An Economic View of Crowdsourcing and Online Labor Markets

25 Oct
Monday, 10/25/2010 11:30am to 12:30pm
Seminar

John Horton
Harvard University

Computer Science Building, Room 142

Faculty Host: Hanna Wallach

The emergence of online labor markets promises to make other parts of economics---namely labor economics and behavioral economics---relevant to computer science. In this talk, I will describe the key questions, research methods and results from labor and behavioral economics and the ways I think they apply to online work settings. I will then present some of my own work on labor supply, job search and the determinants of productivity. I will also discuss the role that online labor markets could play as a tool for economic development. Online work can help people in developing countries gain access to first world labor markets, but there are number of challenges---technical, managerial, ethical and political---that could hinder wide-spread adoption. I believe that computer scientists are well-suited to solve some of these challenges. I will conclude by suggesting a research agenda for computer scientists interested in the economic aspects of crowdsourcing/human computation/Games-with-a-purpose.


BIO:

John Horton is a fifth-year doctoral student in the Public Policy PhD program at the Harvard Kennedy School.
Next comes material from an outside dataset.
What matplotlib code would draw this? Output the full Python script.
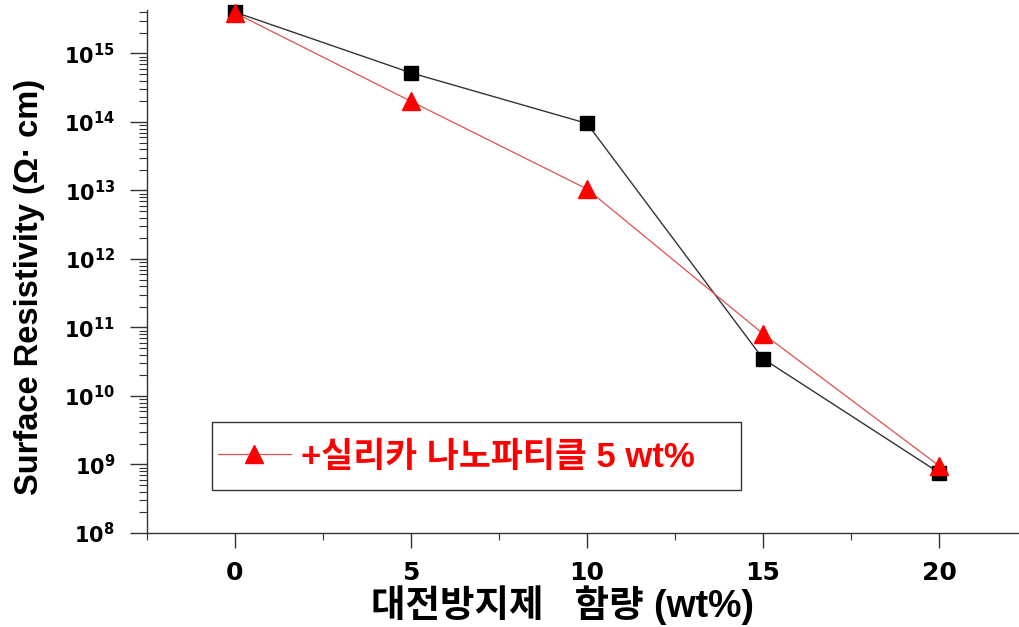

He is a graduate associate at the Institute for Quantitative Social Science and holds a B.S. in Mathematics from the United States Military Academy at West Point.
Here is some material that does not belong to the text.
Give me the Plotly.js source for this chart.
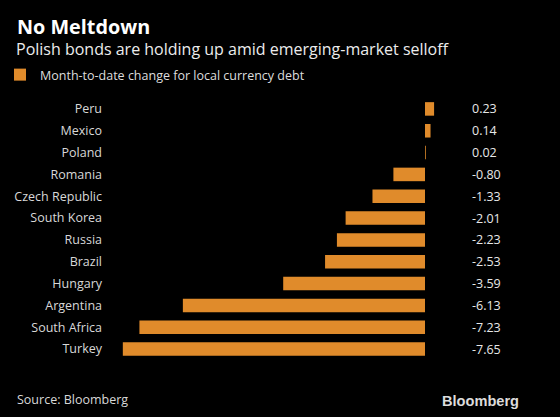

John's research focuses on labor economics, organizational economics and decision-making. He is particularly interested in understanding the implications of online labor markets. In these markets, people from around the world perform tasks amenable to remote completion, such as computer programming, design, customer service support and clerical work. Through such markets, the geographic and national constraints of traditional labor markets are disappearing, allowing a kind of virtual "immigration." The markets have great potential to alleviate poverty, but may also exacerbate inequality. In making the traditional employer-employee relationship more transitory, the markets also raise a variety of social policy issues.